Great Britain’s Default Tariff Cap (DTC) sets a cap on the price suppliers may charge to domestic customers for electricity (and gas). The commodity cost component of the DTC consists of a trailing average of historical forward prices on the wholesale market for contracts purchased up to a year ahead. In order to manage their exposure to wholesale price movements, suppliers to domestic customers have an incentive to buy power ahead such that their cost of purchasing electricity broadly reflects the prices at which they can sell it to domestic customers.
Historically, thermal, dispatchable generators have been the primary providers of forward contracts in the British electricity market. As renewable generation becomes increasingly important, the availability of forward contracts from thermal generators is likely to fall. As markets for forward contracts tighten, the cost of procuring forward contracts will increase relative to the spot price of electricity (i.e., forward premia will increase). Domestic consumers paying the DTC will see their cost of energy increase because the commodity cost allowance depends on forward contract prices.
Market participants and commentators have long understood that liquidity in forward contracts may worsen and forward premia may increase, however quantitative estimates of the extent of that effect are scarce. Centrica commissioned Senior Managing Director George Anstey and Consultant Magnus Martinsen to quantify the impact of a changing generation mix on forward market liquidity and spot premia. NERA conducted innovative bottom-up modeling of the evolution in the cost of hedges.
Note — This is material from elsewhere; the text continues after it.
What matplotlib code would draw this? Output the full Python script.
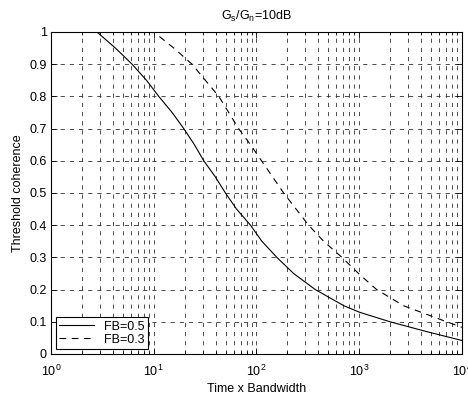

The process followed a three-stage modeling approach, with the first stage being electricity market modeling, followed by the assessment of the forward premium using a Value at Risk (VaR) framework, and ending with the identification of the forward premium across the market. To our knowledge, NERA’s study is the first empirical attempt to quantify the impact of a changing generation mix on forward premia and liquidity using a value at risk methodology.
The results of the modeling suggest the average risk premia will increase between 2023 and 2025. NERA’s findings suggest consumers may benefit from redesigning the DTC in a decarbonized electricity system, as the current DTC design can result in higher material costs to consumers. Thus, NERA proposed alternative reforms to the DTC methodology and the Contracts for Difference (CfD) framework, alongside an exploration of the impact of market designs considered in the REMA process on liquidity and the cost of hedging.